El negrito se puso a dar vueltas como un trompo. Los ojos grandes, capaces de ver más que los de Gonodactylus smithii, que ven en infrarrojo, ultravioleta y se mueven de forma independiente.

Pues así está el negro de un metro noventa y siete centímetros, y pesando sesenta y seis kilogramos.

Y aterrorizado por la amenaza se pone a correr en zigzag, mientras las risas se oyen al otro lado de la frontera.

Pero de tanto correr, naturalmente, le sobreviene el cansancio y se desploma haciendo mucho ruido para lo que es la sociedad ordenada y equilibrada del mundo rico y bendito.

De nuevo la voz, cual trueno, le indica que el francotirador ha pedido una cerveza porque está disfrutando mientras aguarda la decisión del Gobierno y la llamada del ministro de Defensa.

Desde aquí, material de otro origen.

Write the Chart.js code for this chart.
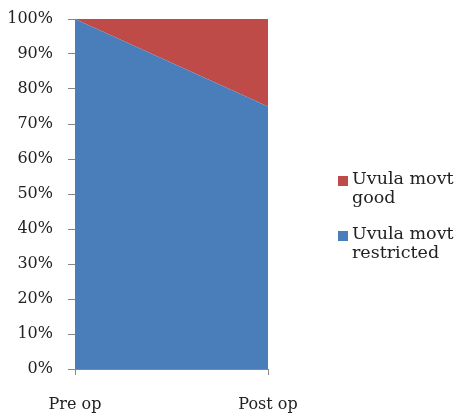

En un idioma que ni es francés, ni inglés, ni español, ni italiano, en una lengua bárbara y hambrienta, claro, el negrito llora y suplica, o eso parece cuando se arrodilla y enseña una cruz colgada del cuello. Y también fotito de una negrita y de unos diminutos negritos, como tres o cuatro, sospechando el francotirador que son sus hijos o lo que coño sean esos huesudos cuando tienen un tamaño microscópico; negros que al fin y al cabo desean zampar y huir de guerras y enfermedades y moscas. 

Por fin la llamada. Sin sorpresa. La voz, que es como la voz de un dios que se hace entender aunque el escuchante sea una bestia, informa que en uno, dos, tres, el francotirador no fallará. 

Y no falló. En la frente. 

Europa, la ilustrada, salvaguardó el Himno de la Alegría, y los becerros de oro siguieron adorándose en guarderías, escuelas públicas, concertadas y privadas. Universidades y puestos de trabajo. En catedrales, iglesias, ermitas y retretes.

África ha quedado para que corretee el búfalo del Cabo con sus novecientos kilos.